Limitations and Future Directions

While this study provides valuable insights, it is important to acknowledge its limitations. The participant pool was drawn from specific regions in China (Beijing and Shandong Province), which are recognized for their relatively high educational standards. Consequently, the findings may not be universally generalizable to all educational contexts. Future research could expand the scope to include students from diverse geographic and socioeconomic backgrounds to provide a more comprehensive picture of mathematical cognitive structures.

Furthermore, the study identified characteristics of cognitive structures and their correlation with gender and computational ability but did not delve deeply into the underlying causal mechanisms. Longitudinal studies or experimental designs could offer greater clarity on causal relationships. Investigating the influence of curriculum design, teaching methodologies, and individual student factors in greater detail would also enrich our understanding.

Conclusion

This research offers a detailed examination of Grade 12 students’ mathematical cognitive structures in the context of sequences and trigonometric functions. The findings reveal that while students generally possess a foundational understanding, the development of complex, interconnected knowledge networks remains a challenge.
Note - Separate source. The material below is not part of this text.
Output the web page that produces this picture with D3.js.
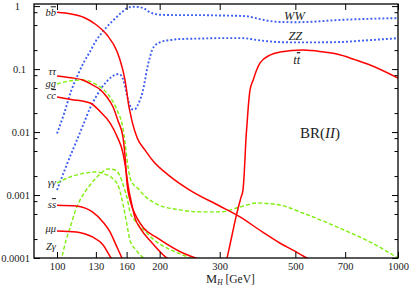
<!DOCTYPE html>
<html>
<head>
<meta charset="utf-8">
<script src="https://cdn.jsdelivr.net/npm/d3@7/dist/d3.min.js"></script>
<style>
  body { margin: 0; background: #fff; }
  text { font-family: "Liberation Serif", "DejaVu Serif", serif; }
</style>
</head>
<body>
<svg width="415" height="288"></svg>
<script>
// branching ratios: [M_H in GeV, BR]
const bb = [[100, .80], [110, .75], [120, .66], [130, .51], [140, .35], [150, .19], [155, .11], [158, .07], [160, .046],
    [162, .028], [164, .020], [167, .013], [172, .008], [181, .0052], [191, .0035], [214, .0020], [245, .0012],
    [300, 6.7e-4], [344, 4.5e-4], [400, 2.6e-4], [450, 1.73e-4], [500, 1.27e-4], [540, 1e-4], [570, 8.5e-5]];
const tautau = [[100, .078], [110, .073], [119, .067], [127, .056], [134, .047], [140, .036], [146, .025], [151, .015],
    [156, .0085], [158.5, .0038], [160.5, .0015], [163.7, 8.3e-4], [171.7, 4.3e-4], [179.4, 3.0e-4], [196.4, 2.1e-4],
    [229, 1.27e-4], [255, 1e-4], [270, 9e-5]];
const cc = [[100, .036], [110, .033], [125, .029], [134, .021], [143, .014], [150, .0085], [156, .0047], [159.4, .0024],
    [161.5, .00144], [165.9, 6.9e-4], [169.4, 4.3e-4], [175.2, 3.0e-4], [190, 1.73e-4], [210, 1e-4], [220, 8.8e-5]];
const ss = [[100, 6.9e-4], [114, 6.7e-4], [121, 6.2e-4], [127, 5.4e-4], [136.5, 3.7e-4], [143, 2.6e-4], [149, 1.6e-4],
    [155, 1e-4], [157, 8.5e-5]];
const mumu = [[100, 2.68e-4], [114, 2.59e-4], [121, 2.41e-4], [127, 2.16e-4], [136.5, 1.61e-4], [144, 1e-4], [147, 8.5e-5]];
const tt = [[314, 9e-5], [326, 2.3e-4], [337, 5.2e-4], [346, 9e-4], [351, 1.2e-3], [354, 2.2e-3], [356, 4e-3], [358, 7.5e-3],
    [361, .014], [364, .026], [368, .046], [376, .067], [385, .097], [394, .125], [421, .167], [451, .186], [527, .2],
    [600, .188], [662, .173], [750, .14], [828, .116], [1000, .072]];
const gg = [[100, .058], [109, .065], [119, .067], [131, .056], [143, .036], [150, .0223], [156, .0116], [158.5, .0065],
    [160.5, .0036], [163.7, .0019], [167, .0015], [172, .0013], [181, 9.6e-4], [196, 7.2e-4], [229, 5.8e-4], [265, 5.4e-4],
    [300, 5.4e-4], [344, 6.45e-4], [385, 7.46e-4], [450, 6.94e-4], [526, 5.18e-4], [663, 3.1e-4], [829, 1.79e-4], [1000, 1e-4]];
const gamgam = [[100, .00155], [109, .00193], [121, .00223], [129, .00232], [138, .00215], [146, .0018], [152, .00129],
    [157, 6.2e-4], [160.5, 3.3e-4], [163.7, 1.9e-4], [170.5, 1.34e-4], [179.4, 1e-4], [186, 9e-5]];
const zgam = [[102.7, 8.7e-5], [106.3, 1.93e-4], [109.2, 3e-4], [112.9, 5.4e-4], [116.8, 8.3e-4], [125, .00144],
    [133.7, .00215], [141, .0026], [148, .0025], [153, .002], [157, .00134], [160.5, 9e-4], [163.7, 5.4e-4], [169.4, 3.9e-4],
    [179.4, 2.8e-4], [196, 1.8e-4], [222, 1.25e-4], [245, 1e-4], [255, 9e-5]];
const ww = [[100, .0095], [105, .02], [110, .045], [115, .08], [120, .13], [125, .19], [130, .28], [135, .37], [140, .47],
    [145, .57], [150, .68], [155, .8], [160, .92], [165, .97], [170, .975], [175, .96], [180, .92], [187, .8], [195, .745],
    [200, .73], [220, .72], [257, .72], [300, .71], [340, .70], [360, .69], [380, .65], [394, .62], [420, .58], [450, .56],
    [500, .555], [560, .565], [662, .6], [800, .625], [1000, .645]];
const zz = [[100, .0012], [105, .0024], [110, .0045], [115, .008], [120, .014], [125, .024], [130, .036], [135, .05],
    [140, .064], [145, .076], [150, .083], [153, .082], [156, .07], [158, .055], [160, .04], [163, .028], [166, .023],
    [169, .023], [172, .026], [175, .032], [178, .042], [181, .065], [184, .105], [187, .15], [190, .2], [195, .245],
    [200, .265], [215, .29], [230, .3], [260, .305], [300, .31], [350, .31], [370, .3], [385, .29], [420, .275], [450, .268],
    [520, .265], [662, .268], [800, .285], [1000, .31]];

const xTicks = [100, 130, 160, 200, 300, 500, 700, 1000];
const yTicks = [1, 0.1, 0.01, 0.001, 0.0001];
const yTickLabels = ['1', '0.1', '0.01', '0.001', '0.0001'];
const yMinorSteps = [0.8, 0.5, 0.2];

const svg = d3.select('svg');
const pLeft = 34, pRight = 398, pTop = 4, pBottom = 258;

const x = d3.scaleLog().domain([85.6, 1000]).range([pLeft, pRight]);
const y = d3.scaleLog().domain([1e-4, 1.08]).range([pBottom, pTop]);

const yMinor = [];
yTicks.slice(0, 4).forEach(d => yMinorSteps.forEach(f => yMinor.push(d * f)));

svg.append('clipPath').attr('id', 'plot')
    .append('rect').attr('x', pLeft).attr('y', pTop).attr('width', pRight - pLeft).attr('height', pBottom - pTop);

const line = d3.line()
    .x(d => x(d[0]))
    .y(d => y(d[1]))
    .curve(d3.curveMonotoneX);

const styles = {
    blue: { stroke: '#3a5cf0', width: 1.9, dash: '1.9 2.1' },
    green: { stroke: '#80ee10', width: 1.4, dash: '4 2.2' },
    red: { stroke: '#ff0000', width: 1.5, dash: null }
};
const curves = [
    [ww, 'blue'], [zz, 'blue'],
    [gg, 'green'], [gamgam, 'green'], [zgam, 'green'],
    [bb, 'red'], [tautau, 'red'], [cc, 'red'], [ss, 'red'], [mumu, 'red'], [tt, 'red']
];

svg.append('g').attr('clip-path', 'url(#plot)')
    .selectAll('path')
    .data(curves)
    .join('path')
    .attr('d', d => line(d[0]))
    .attr('fill', 'none')
    .attr('stroke', d => styles[d[1]].stroke)
    .attr('stroke-width', d => styles[d[1]].width)
    .attr('stroke-dasharray', d => styles[d[1]].dash);

// axes, ticks pointing inward on all four sides
function styleAxis(g) {
    g.select('.domain').remove();
    g.selectAll('line').attr('stroke', '#000').attr('stroke-width', 1);
    g.selectAll('text').attr('font-family', '"Liberation Serif", serif').attr('font-size', 10.5).attr('fill', '#222');
}

svg.append('g').attr('transform', `translate(0,${pBottom})`)
    .call(d3.axisBottom(x).tickValues(xTicks).tickFormat(d3.format('d')).tickSize(-6).tickSizeOuter(0).tickPadding(5))
    .call(styleAxis);
svg.append('g').attr('transform', `translate(0,${pTop})`)
    .call(d3.axisTop(x).tickValues(xTicks).tickFormat('').tickSize(-6).tickSizeOuter(0))
    .call(styleAxis);
const yAxisLeft = svg.append('g').attr('transform', `translate(${pLeft},0)`)
    .call(d3.axisLeft(y).tickValues(yTicks).tickFormat((d, i) => yTickLabels[i]).tickSize(-6).tickSizeOuter(0).tickPadding(4))
    .call(styleAxis);
// the two top labels sit a little left of the others in the original
yAxisLeft.selectAll('text').attr('dx', d => d === 1 ? -10 : d === 0.1 ? -4 : 0);
svg.append('g').attr('transform', `translate(${pLeft},0)`)
    .call(d3.axisLeft(y).tickValues(yMinor).tickFormat('').tickSize(-3.5).tickSizeOuter(0))
    .call(styleAxis);
svg.append('g').attr('transform', `translate(${pRight},0)`)
    .call(d3.axisRight(y).tickValues(yTicks).tickFormat('').tickSize(-6).tickSizeOuter(0))
    .call(styleAxis);
svg.append('g').attr('transform', `translate(${pRight},0)`)
    .call(d3.axisRight(y).tickValues(yMinor).tickFormat('').tickSize(-3.5).tickSizeOuter(0))
    .call(styleAxis);

svg.append('rect')
    .attr('x', pLeft).attr('y', pTop)
    .attr('width', pRight - pLeft).attr('height', pBottom - pTop)
    .attr('fill', 'none').attr('stroke', '#000').attr('stroke-width', 1.3);

// curve names: [first letter, second letter, bar over second, M, BR]
const leftLabels = [
    ['b', 'b', true, 99.3, 0.69], ['τ', 'τ', false, 99.3, 0.0805], ['g', 'g', false, 99.3, 0.0519],
    ['c', 'c', true, 99.3, 0.0334], ['γ', 'γ', false, 99.3, 0.0014], ['s', 's', true, 99.3, 6.2e-4],
    ['μ', 'μ', false, 99.3, 2.55e-4], ['Z', 'γ', false, 99.3, 1.34e-4]
];
const rightLabels = [['W', 'W', false, 497, 0.6], ['Z', 'Z', false, 500, 0.29], ['t', 't', true, 505, 0.12]];

function drawLabels(list, anchor, size) {
    const t = svg.append('g')
        .selectAll('text')
        .data(list)
        .join('text')
        .attr('x', d => x(d[3]))
        .attr('y', d => y(d[4]))
        .attr('text-anchor', anchor)
        .attr('font-style', 'italic')
        .attr('font-size', size)
        .attr('fill', '#222');
    t.append('tspan').text(d => d[0]);
    t.append('tspan').style('text-decoration', d => d[2] ? 'overline' : 'none').text(d => d[1]);
}
drawLabels(leftLabels, 'end', 10.5);
drawLabels(rightLabels, 'middle', 12.5);

const br = svg.append('text')
    .attr('x', x(516)).attr('y', y(0.0081))
    .attr('font-size', 15).attr('fill', '#222');
br.append('tspan').text('BR(');
br.append('tspan').attr('font-style', 'italic').text('II');
br.append('tspan').text(')');

const xl = svg.append('text')
    .attr('x', 206).attr('y', 283)
    .attr('font-size', 11.5).attr('fill', '#222');
xl.append('tspan').attr('font-size', 12.5).text('M');
xl.append('tspan').attr('font-size', 7.5).attr('font-style', 'italic').attr('dy', 2).text('H');
xl.append('tspan').attr('dy', -2).text(' [GeV]');
</script>
</body>
</html>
The study underscores the significant positive influence of mathematical computational ability on the depth and organization of these cognitive structures, with higher ability students demonstrating more sophisticated understanding. While gender differences in content scores were observed, they were modest and did not extend to structural organization, suggesting that core cognitive processing in mathematics is largely similar across genders. By understanding these patterns, educators can refine their teaching strategies to foster deeper, more interconnected mathematical understanding among all students, ultimately enhancing their problem-solving capabilities and academic success.